Em seguida, Ramos-Horta autorizou o envio da tropa militar australiana. O governo Howard despachou mais 100 tropas especiais para a operação e em 4 de março, tropas australianas e da Nova Zelândia “atacaram” a base do ex-major na cidade de Same. Cinco dos seus seguidores foram mortos, apesar de Reinado ter conseguido escapar mais uma vez.
As mídias e o governo de Ramos-Horta nunca explicaram convincentemente o caso. Dúzias de homens rotemente armados e altamente treinados, apoiadas por helicópteros e carros blindados, lançaram a operação a meio da noite. Apesar de durante semanas terem monitorizado a zona e de estarem equipados com equipamento para visão noturna, as tropas não conseguiram evitar que Reinado e a maioria dos seus homens desaparecessem.
A explicação mais plausível é que a operação australiana jamais tenha visado a captura de Reinado. É improvável que depois disso as forças australianas tenham feito esforços genuínos para o capturar. Ao mesmo tempo que porta-vozes militares insistiam que as tropas, incluindo o pessoal SAS, estavam “em perseguição” a Reinado, o foragido continuava a fazer declarações públicas e a dar entrevistas aos jornalistas durante a campanha para as eleições presidenciais.
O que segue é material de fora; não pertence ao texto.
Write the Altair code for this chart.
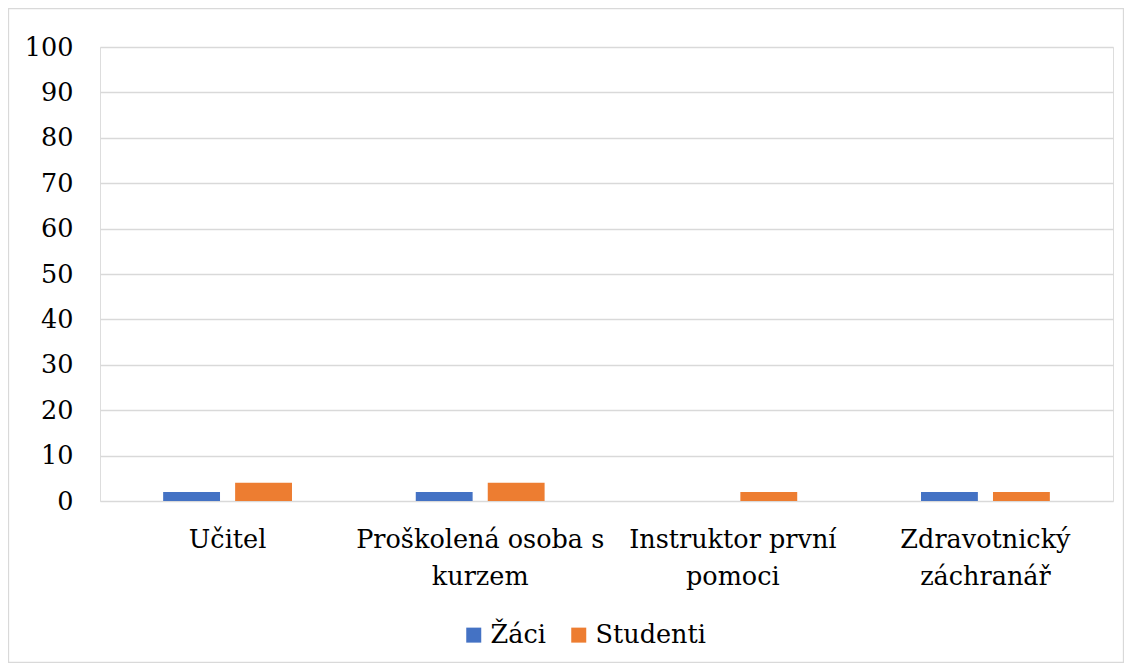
import altair as alt
import pandas as pd

categories = ["Učitel", "Proškolená osoba s\nkurzem", "Instruktor první\npomoci", "Zdravotnický\nzáchranář"]
series = ["Žáci", "Studenti"]
zaci = [2, 2, 0, 2]
studenti = [4, 4, 2, 2]
colors = ["#4472C4", "#ED7D31"]
y_ticks = [0, 10, 20, 30, 40, 50, 60, 70, 80, 90, 100]

rows = []
for c, a, b in zip(categories, zaci, studenti):
    rows.append({"kategorie": c, "skupina": series[0], "hodnota": a})
    rows.append({"kategorie": c, "skupina": series[1], "hodnota": b})
df = pd.DataFrame(rows)

W, H = 1013, 454
FONT = "DejaVu Serif"
FS = 25.5

bars = alt.Chart(df).mark_bar().encode(
    x=alt.X("kategorie:N", sort=categories, title=None,
            scale=alt.Scale(paddingInner=0.49, paddingOuter=0.25),
            axis=alt.Axis(labelAngle=0, labelExpr="split(datum.label, '\\n')",
                          labelFont=FONT, labelFontSize=FS, labelColor="#000000",
                          labelPadding=26, labelLineHeight=37, ticks=False,
                          labelLimit=0, domain=False, grid=False, labelBaseline="top")),
    xOffset=alt.XOffset("skupina:N", sort=series,
                        scale=alt.Scale(paddingInner=0.21, paddingOuter=0)),
    y=alt.Y("hodnota:Q", title=None,
            scale=alt.Scale(domain=[0, 100], nice=False),
            axis=alt.Axis(values=y_ticks, labelFont=FONT, labelFontSize=FS,
                          labelColor="#000000", labelPadding=27, ticks=False,
                          domain=False, gridColor="#D9D9D9", gridWidth=1.3)),
    color=alt.Color("skupina:N", sort=series,
                    scale=alt.Scale(domain=series, range=colors),
                    legend=alt.Legend(title=None, orient="none", direction="horizontal",
                                      legendX=361, legendY=575,
                                      labelFont=FONT, labelFontSize=FS, labelColor="#000000",
                                      symbolType="square", symbolSize=225,
                                      symbolStrokeWidth=0, columnPadding=20,
                                      labelOffset=4)),
)

frame = alt.Chart(pd.DataFrame({"a": [0]})).mark_rect(
    fill=None, stroke="#D9D9D9", strokeWidth=1.3
).encode(
    x=alt.value(-91.5), x2=alt.value(1023.5),
    y=alt.value(-38.5), y2=alt.value(615.5),
)

chart = alt.layer(frame, bars).properties(
    width=W, height=H,
    autosize=alt.AutoSizeParams(type="none"),
    padding={"left": 92, "top": 39, "right": 11, "bottom": 162},
).configure_view(stroke=None).configure(background="white", font=FONT)

chart.save("out.html", embed_options={"renderer": "svg", "actions": False})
Uma equipe de operadores de câmera do programa “Correspondente Estrangeiro”, da ABC, encontrou-se com ele na selva menos de quinze dias após a incursão em Same. Não há qualquer dúvida que os serviços de informações australianos o teriam descoberto se quisessem; uma agência australiana inteira, a Directoria dos Sinais de Defesa, tem por missão monitorar as comunicações eletrônicas.
O anúncio de Ramos-Horta de que a “perseguição” estava cancelada foi raramente mencionada nas mídias australianas e não teve resposta do governo Howard ou das forças militares. Um porta-voz do Ministério dos Estrangeiros em Canberra disse ao World Socialist Web Site que não podia comentar porque era uma questão do Ministério da Defesa, ao mesmo tempo que o Ministério da Defesa insistia que era uma questão do governo Timorense.
Não foi feito qualquer anúncio sobre a retirada do pessoal australiano, incluindo as 100 tropas SAS que o governo afirmou serem necessárias para a incursão em Same. Tal anúncio é improvável enquanto não acabarem as eleições. A razão real para o aumento das tropas era para aumentar a força militar australiana na preparação das eleições presidenciais, bem como as parlamentares, marcadas para 30 de junho. Tendo gasto consideráveis recursos na remoção de Alkatiri no ano passado, Canberra está determinada a prevenir que a Fretilin volte ao poder.
O governo Howard tem esperança de assegurar a derrota de Guterres no segundo turno em maio próximo, e depois engendrar um governo anti-Fretilin com base no novo partido do Presidente Gusmão, o Congresso Nacional da Reconstrução Timorense (CNRT), após as eleições parlamentares.
Estes planos baseiam-se em resultados eleitorais que coincidam com os desejos Canberra. Caso contrário, é alta a possibilidade de que o Timor Leste seja de novo palco de nova violência. Os militares australianos já atuam de forma mais agressiva e não faltarão pretextos e provocações nos próximos dias, ainda mais agora, que Reinado está com as mãos livres.”